What makers of business apps can learn from Angry Birds
We’ve all been there–squinting at a spreadsheet on a mobile device, zooming in and out in attempt to make sense of the information. Each swipe of the finger triggers a blank screen as the data renders and slowly reappears and our frustration builds.
Quinton Alsbury (Credit: MeLLmo)
It shouldn’t be that way.
Think about it. We’ve all also been on the opposite end of the spectrum, launching a game or social networking app so beautiful, fast, and interactive it’s still mind boggling even as we near the five year anniversary of the iPhone.
So the logical question is, why do apps aimed at business users continue to cram features and functionalities designed for the PC into a mobile phone, ignoring all the things that make consumer apps successful–namely, design, speed, and interactivity?
Many business app developers are fundamentally misunderstanding the mobile user experience by producing “shrink to fit” versions of solutions designed for the PC. The mobile experience isn’t about accessing several gigabytes of data; it’s about quickly accessing the information you need, when you need it.
By “shrinking” existing PC tools, they’re essentially jamming a large, complicated, and bulky system onto a smaller screen. What results are apps that contain too many features, respond too slowly and ultimately result in low user adoption and usage. All of the research, investment, and hard work of the development teams essentially go ignored, and productivity suffers as a result. Business app developers need to get their heads out of their dashboards and look to today’s most popular consumer apps for inspiration.

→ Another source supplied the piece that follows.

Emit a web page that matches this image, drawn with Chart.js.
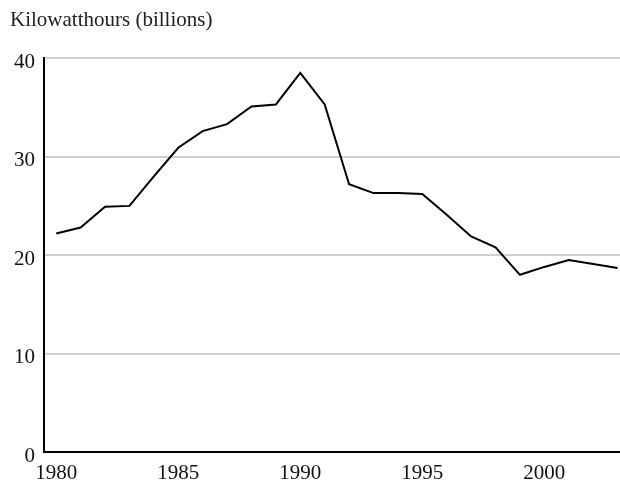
<!DOCTYPE html>
<html>
<head>
<meta charset="utf-8">
<script src="https://cdn.jsdelivr.net/npm/chart.js@4"></script>
<style>
  html, body { margin: 0; padding: 0; background: #fff; }
  canvas { display: block; }
</style>
</head>
<body>
<canvas id="kwhChart" width="620" height="481"></canvas>
<script>
// Kilowatthours (billions) by year
const years = [1980, 1981, 1982, 1983, 1984, 1985, 1986, 1987, 1988, 1989, 1990, 1991,
               1992, 1993, 1994, 1995, 1996, 1997, 1998, 1999, 2000, 2001, 2002, 2003];
const kwh = [22.2, 22.8, 24.9, 25.0, 28.0, 30.9, 32.6, 33.3, 35.1, 35.3, 38.5, 35.3,
             27.2, 26.3, 26.3, 26.2, 24.1, 21.9, 20.8, 18.0, 18.8, 19.5, 19.1, 18.7];
const xTicks = [1980, 1985, 1990, 1995, 2000];
const yTicks = [0, 10, 20, 30, 40];

const serif = "'Liberation Serif', 'Times New Roman', serif";

const ctx = document.getElementById('kwhChart').getContext('2d');
const chart = new Chart(ctx, {
    type: 'line',
    data: {
        datasets: [{
            data: years.map((y, i) => ({ x: y, y: kwh[i] })),
            borderColor: '#000',
            borderWidth: 2,
            pointRadius: 0,
            tension: 0,
            fill: false
        }]
    },
    options: {
        responsive: false,
        animation: false,
        devicePixelRatio: 1,
        layout: { padding: { left: 10, right: 0, bottom: 0, top: 0 } },
        plugins: {
            legend: { display: false },
            tooltip: { enabled: false },
            title: {
                display: true,
                text: 'Kilowatthours (billions)',
                align: 'start',
                color: '#222',
                font: { family: serif, size: 21, weight: 'normal' },
                padding: { top: 8, bottom: 25 }
            }
        },
        scales: {
            x: {
                type: 'linear',
                min: 1979.5,
                max: 2003.1,
                afterBuildTicks: scale => { scale.ticks = xTicks.map(v => ({ value: v })); },
                afterFit: scale => { scale.height = 29; },
                grid: { display: false, drawTicks: false },
                border: { color: '#000', width: 2 },
                ticks: {
                    color: '#111',
                    padding: 9,
                    maxRotation: 0,
                    font: { family: serif, size: 21 },
                    callback: v => String(v)
                }
            },
            y: {
                min: 0,
                max: 40,
                afterBuildTicks: scale => { scale.ticks = yTicks.map(v => ({ value: v })); },
                afterFit: scale => { scale.width = 34; },
                grid: { color: '#d0d0d0', lineWidth: 2, drawTicks: false },
                border: { color: '#000', width: 2 },
                ticks: {
                    color: '#111',
                    padding: 9,
                    labelOffset: 4,
                    font: { family: serif, size: 21 }
                }
            }
        }
    }
});
</script>
</body>
</html>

Take a look at some of the most popular games currently found in the App Store. Games like Angry Birds, Tiny Wings, or Cut the Rope are not games people would play on a PC. But on a mobile device they are an addicting source of instant gratification. These games are intuitive, respond quickly and are highly interactive. In creating the best business app for a mobile device, developers must understand the core elements of what makes these games popular with consumers, and apply those elements to the design of their business solution.
At the risk of being self-promotional, it is these consumer-gaming principles on which we developed Roambi Analytics, which transforms data, dashboards, and spreadsheets into fast, interactive visualizations for the iPhone and iPad. Instead of focusing on total functionality, we developed for the user; creating visual analytics that users can intuitively understand and navigate–and yes, even make mobile business data immersive.
There are many unique opportunities to “consumerize” business solutions as IT managers are more and more seeking solutions that provide the best experience for the right device; realizing that simply shrinking or extending poorly designed solutions to the workforce will impact user adoption in the company. So, I expect as the mobile wave continues to swell, we’ll see an increase in imagination when it comes to developing business apps.
If smart phones and tablets are not already the most dominant tool in the business world, they will be soon. And along with the influx of mobile business devices comes the importance to not just make information available on a mobile device, but make it available in a format that’s built specifically for a mobile device. Whether you’re flinging virtual birds into a stack of pigs to gain points, or downloading the most up to date business information for your company, an app’s user is still a consumer.